The combination of the two shows results in a fun disc. This isn’t high a big high art sort of show or something where it’s shooting for the big thoughts but rather something that has a pretty basic storyline, a lot of racing and some good action scenes. I think it manages to do all three pretty well as the story served well in allowing for plenty of racing and some fun action to take place. The animation is really good and having been raised on the early Initial D looking vehicles, I love the much more streamlined and detailed look of these vehicles and the way they interact with the world around them. Some of the cel-shaded cars don’t look so hot in some places but it’s a mix in general that I think works more than it doesn’t, but it’ll really depend on how you feel about outright cg in your anime.

In Summary: 
Much like the OVA series, this isn’t a show that’s out to change the world but pretty much falls into the check your brain at the door category. The plot is pretty minimal and the characters haven’t changed since the OVA series but the racing scenes are still a lot of fun and the higher detailed action sequences made it all the more fun. Combined with the Danger Zone OVA that serves as an earlier story to the overall franchise with another pair of drivers, a good mix of fun is available on this release. For fans of the OVA series, this is a fun time and a little extra enjoyment after the fact of watching the OVA. I checked my brain at the door for this one and came away with a smile.

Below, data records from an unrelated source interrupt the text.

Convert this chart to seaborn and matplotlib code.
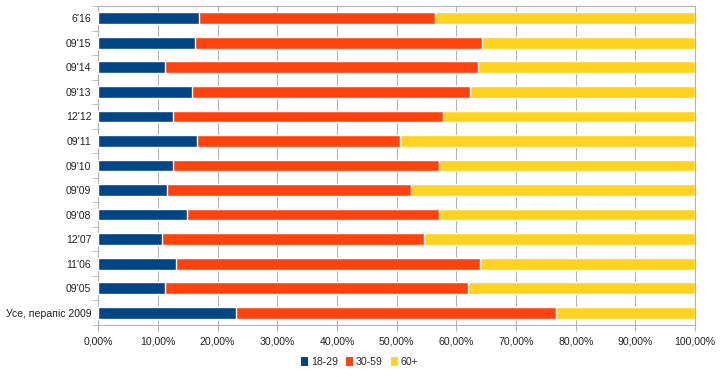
import numpy as np
import pandas as pd
import seaborn as sns
import matplotlib.pyplot as plt
from matplotlib.patches import Patch
from matplotlib.ticker import FuncFormatter, FixedLocator

# Дадзеныя (доля ўзроставых груп, %)
categories = ["6'16", "09'15", "09'14", "09'13", "12'12", "09'11", "09'10",
              "09'09", "09'08", "12'07", "11'06", "09'05", "Усе, перапіс 2009"]
age_18_29 = [16.8, 16.2, 11.2, 15.7, 12.5, 16.6, 12.6, 11.5, 14.9, 10.7, 13.1, 11.2, 23.1]
age_30_59 = [39.6, 48.1, 52.4, 46.5, 45.3, 34.0, 44.5, 40.9, 42.1, 43.9, 50.8, 50.8, 53.6]
series_names = ["18-29", "30-59", "60+"]
colors = ["#004586", "#ff420e", "#ffd320"]

df = pd.DataFrame({"cat": categories, "a": age_18_29, "b": age_30_59})
df["a_b"] = df["a"] + df["b"]
df["total"] = 100.0

sns.set_style("white")
plt.rcParams["font.family"] = ["Liberation Sans", "DejaVu Sans"]

fig = plt.figure(figsize=(7.2, 3.77), dpi=100)
ax = fig.add_axes([0.1365, 0.138, 0.829, 0.846])

# стос: жоўты (усё), чырвоны (18-59), сіні (18-29)
for col, c in zip(["total", "a_b", "a"], colors[::-1]):
    sns.barplot(data=df, x=col, y="cat", color=c, orient="h", width=0.48,
                saturation=1, ax=ax, zorder=3)

ax.set_xlim(0, 100)
ax.set_ylim(len(categories) - 0.5, -0.5)
ax.set_xlabel("")
ax.set_ylabel("")

ax.xaxis.set_major_locator(FixedLocator(np.arange(0, 101, 10)))
ax.xaxis.set_major_formatter(FuncFormatter(lambda v, p: f"{v:.2f}%".replace(".", ",")))
ax.grid(axis="x", color="#b3b3b3", linewidth=0.8, zorder=0)
ax.set_axisbelow(True)

ax.yaxis.set_minor_locator(FixedLocator(np.arange(-0.5, len(categories), 1)))
ax.tick_params(axis="y", which="major", length=0, pad=5, labelsize=7.6, colors="#222222")
ax.tick_params(axis="y", which="minor", length=4, color="#b3b3b3", direction="out", left=True)
ax.tick_params(axis="x", which="major", length=4, direction="out",
               bottom=True, labelsize=7.6, labelcolor="#222222", color="#b3b3b3", pad=4)

for s in ax.spines.values():
    s.set_color("#b3b3b3")
    s.set_linewidth(0.8)

handles = [Patch(facecolor=c, edgecolor="none") for c in colors]
fig.legend(handles, series_names, loc="center", bbox_to_anchor=(0.5, 0.04), ncol=3,
           frameon=False, fontsize=7.6, handlelength=0.6, handleheight=0.9,
           handletextpad=0.3, columnspacing=0.8)

fig.savefig("out.png", dpi=100)
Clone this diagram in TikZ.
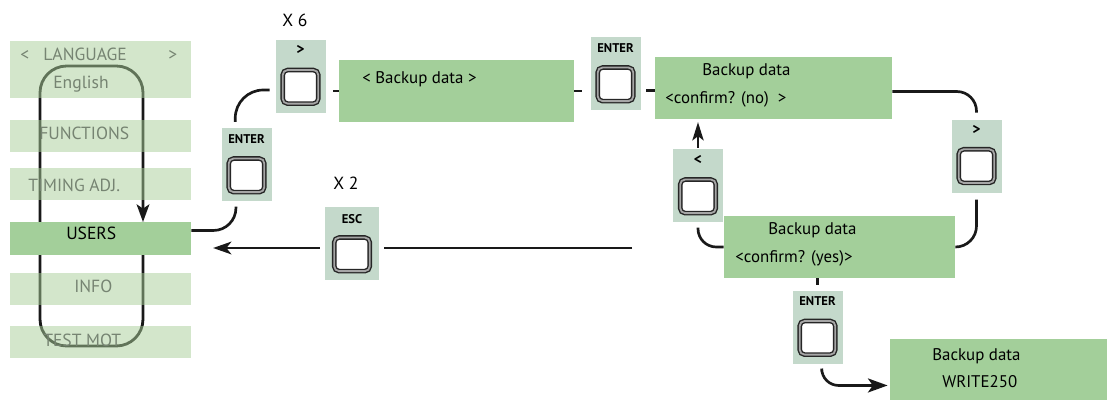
\documentclass[tikz,border=0pt]{standalone}
\usepackage{fontspec}
\setmainfont{PT Sans}
\usetikzlibrary{arrows.meta, positioning}

\definecolor{rowgreen}{RGB}{167,205,151}
\definecolor{dispgreen}{RGB}{163,207,154}
\definecolor{keygreen}{RGB}{196,217,203}
\definecolor{rowtext}{RGB}{118,132,114}

\begin{document}
\begin{tikzpicture}[x=0.025cm, y=-0.025cm, >=Stealth,
		row/.style={rectangle, fill=rowgreen, fill opacity=0.5, inner sep=0pt, minimum width=181*0.025cm, minimum height=32*0.025cm},
		rowtxt/.style={text=rowtext, font=\fontsize{12.5}{12.5}\selectfont, inner sep=0pt, anchor=base west},
		disp/.style={rectangle, fill=dispgreen, inner sep=0pt},
		disptxt/.style={font=\fontsize{12}{12}\selectfont, inner sep=0pt, anchor=base west},
		keybox/.style={rectangle, fill=keygreen, inner sep=0pt, minimum width=50*0.025cm, minimum height=73*0.025cm},
		keylbl/.style={font=\fontsize{9}{9}\selectfont\bfseries, inner sep=0pt},
		keycap/.style={draw=black!85, line width=1pt, double=black!35, double distance=1.3pt, fill=white, rounded corners=3.5pt, inner sep=0pt, minimum width=0.89cm, minimum height=0.84cm},
		conn/.style={line width=1.9pt, black!90}]

		\useasboundingbox (0,0) rectangle (1107,400);

		% Menu loop (under the rows)
		\coordinate (loopTR) at (143,66);
		\coordinate (loopBL) at (40,346);
		\coordinate (usersIn) at (143,222);
		\draw[conn, line width=2pt, rounded corners=19pt, -{Stealth[length=12.5pt, width=9pt, inset=3pt]}]
			(usersIn) |- (loopBL) -- (loopBL |- loopTR) -- (loopTR) -- (usersIn);

		% Menu rows
		\node[row, minimum height=57*0.025cm] (language) at (100.5,69.5) {};
		\node[row] (functions) at (100.5,136) {};
		\node[row] (timing) at (100.5,184.5) {};
		\node[row, fill=dispgreen, fill opacity=1, minimum height=33*0.025cm] (users) at (100.5,238.5) {};
		\node[row] (info) at (100.5,289.5) {};
		\node[row] (testmot) at (100.5,342) {};

		\node[rowtxt] (lang_l) at (20,61) {<};
		\node[rowtxt] (lang_t) at (43,61) {LANGUAGE};
		\node[rowtxt] (lang_r) at (168,61) {>};
		\node[rowtxt] (english) at (53,89) {English};
		\node[rowtxt] (functions_t) at (39,140) {FUNCTIONS};
		\node[rowtxt] (timing_t) at (28,192) {TIMING ADJ.};
		\node[rowtxt, text=black] (users_t) at (66,240) {USERS};
		\node[rowtxt] (info_t) at (74,293) {INFO};
		\node[rowtxt] (testmot_t) at (43,346) {TEST MOT};

		% Keys
		\node[keybox] (k_next6) at (300.5,76.5) {};
		\node[keylbl, font=\fontsize{11}{11}\selectfont\bfseries] (k_next6_l) at ([yshift=-7.5pt]k_next6.north) {>};
		\node[keycap] (k_next6_c) at ([yshift=-33.5pt]k_next6.north) {};
		\node[disptxt, font=\fontsize{12.5}{12.5}\selectfont] (times6) at (282,27) {X 6};

		\node[keybox] (k_enterl) at (246.5,165) {};
		\node[keylbl] (k_enterl_l) at ([yshift=-8pt]k_enterl.north) {ENTER};
		\node[keycap] (k_enterl_c) at ([yshift=-33.5pt]k_enterl.north) {};

		\node[keybox] (k_entert) at (615.5,74) {};
		\node[keylbl] (k_entert_l) at ([yshift=-8pt]k_entert.north) {ENTER};
		\node[keycap] (k_entert_c) at ([yshift=-33.5pt]k_entert.north) {};

		\node[keybox, minimum width=54*0.025cm] (k_esc) at (352,244) {};
		\node[keylbl] (k_esc_l) at ([yshift=-8.5pt]k_esc.north) {ESC};
		\node[keycap] (k_esc_c) at ([yshift=-33.5pt]k_esc.north) {};
		\node[disptxt, font=\fontsize{12.5}{12.5}\selectfont] (times2) at (333,190) {X 2};

		\node[keybox] (k_prev) at (698,186) {};
		\node[keylbl, font=\fontsize{11}{11}\selectfont\bfseries] (k_prev_l) at ([yshift=-8pt]k_prev.north) {<};
		\node[keycap] (k_prev_c) at ([yshift=-33.5pt]k_prev.north) {};

		\node[keybox] (k_next) at (976.5,156.5) {};
		\node[keylbl, font=\fontsize{11}{11}\selectfont\bfseries] (k_next_l) at ([yshift=-7pt]k_next.north) {>};
		\node[keycap] (k_next_c) at ([yshift=-33pt]k_next.north) {};

		\node[keybox] (k_enterb) at (817.5,327.5) {};
		\node[keylbl] (k_enterb_l) at ([yshift=-7.5pt]k_enterb.north) {ENTER};
		\node[keycap] (k_enterb_c) at ([yshift=-33.5pt]k_enterb.north) {};

		% Displays
		\node[disp, minimum width=235*0.025cm, minimum height=62*0.025cm] (bkp) at (456.5,91) {};
		\node[disptxt] (bkp_t) at (362,84) {< Backup data >};

		\node[disp, minimum width=237*0.025cm, minimum height=62*0.025cm] (cf_no) at (773.5,88) {};
		\node[disptxt] (cf_no_t1) at (702,76) {Backup data};
		\node[disptxt] (cf_no_t2) at (665,104) {<confirm? (no)\ \ >};

		\node[disp, minimum width=231*0.025cm, minimum height=62*0.025cm] (cf_yes) at (839.5,247) {};
		\node[disptxt] (cf_yes_t1) at (768,235) {Backup data};
		\node[disptxt] (cf_yes_t2) at (735,263) {<confirm? (yes)>};

		\node[disp, minimum width=217*0.025cm, minimum height=62*0.025cm] (write) at (998.5,370) {};
		\node[disptxt] (write_t1) at (932,361) {Backup data};
		\node[disptxt] (write_t2) at (942,388) {WRITE250};

		% Links
		\draw[conn, rounded corners=16pt] ([yshift=5.7pt]users.east) -| ([xshift=-7.5pt, yshift=-3.5pt]k_enterl.south);
		\draw[conn, rounded corners=20pt] ([xshift=-8pt, yshift=4.5pt]k_enterl.north) |- ([xshift=-4pt, yshift=-9.6pt]k_next6.west);
		\draw[conn, shorten >=5pt] (bkp.west) -- (bkp.west -| k_next6.east);
		\draw[conn, shorten >=6pt] (bkp.east) -- (bkp.east -| k_entert.west);
		\draw[conn, shorten <=4pt] ([yshift=-2pt]cf_no.west -| k_entert.east) -- ([yshift=-2pt]cf_no.west);
		\draw[conn, rounded corners=14pt] ([yshift=-2.5pt]cf_no.east) -| ([yshift=5pt]k_next.north);
		\draw[conn, rounded corners=15pt] ([yshift=-4.5pt]k_next.south) |- (cf_yes.east);
		\draw[conn, rounded corners=13pt] (cf_yes.west) -| ([yshift=-3.5pt]k_prev.south);
		\draw[conn, shorten <=1pt, shorten >=2pt, -{Stealth[length=13pt, width=8pt, inset=3pt]}] (k_prev.north) -- (k_prev.north |- cf_no.south);
		\draw[conn, shorten >=4pt] (cf_yes.south -| k_enterb.north) -- (k_enterb.north);
		\draw[conn, rounded corners=12pt, shorten >=1.5pt, -{Stealth[length=14pt, width=10pt, inset=3.5pt]}] ([xshift=3pt, yshift=-5pt]k_enterb.south) |- ([yshift=-11pt]write.west);

		% Esc back to USERS
		\coordinate (escfrom) at (632,248);
		\draw[conn, shorten >=3pt] (escfrom) -- (escfrom -| k_esc.east);
		\draw[conn, shorten <=3.5pt, shorten >=15.5pt, -{Stealth[length=13pt, width=9pt, inset=3.5pt]}] (escfrom -| k_esc.west) -- (escfrom -| users.east);

	\end{tikzpicture}
\end{document}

Japanese 5.1 Language, Japanese DTS 5.1 Language, English 5.1 Language, 30 Minute mini-feature, Danger Zone directed by Shinichi Watanabe, Illustration Gallery, Commercials & Trailers, Art Gallery, Textless Opening, Textless Ending

Content Grade: B
Audio Grade: A-
Video Grade: A
Packaging Grade: B+
Menu Grade: A-
Extras Grade: B+

Released By: Geneon Entertainment
Release Date: October 12th, 2004
MSRP: $29.98
Running Time: 90 Minutes
Video Encoding: 480i/p MPEG-2
Aspect Ratio: 1.78:1 Anamorphic Widescreen

Review Equipment:
Sony KDL70R550A 70″ LED 1080P HDTV, Sony PlayStation3 Blu-ray player via HDMI set to 1080p, Onkyo TX-SR605 Receiver and Panasonic SB-TP20S Multi-Channel Speaker System With 100-Watt Subwoofer.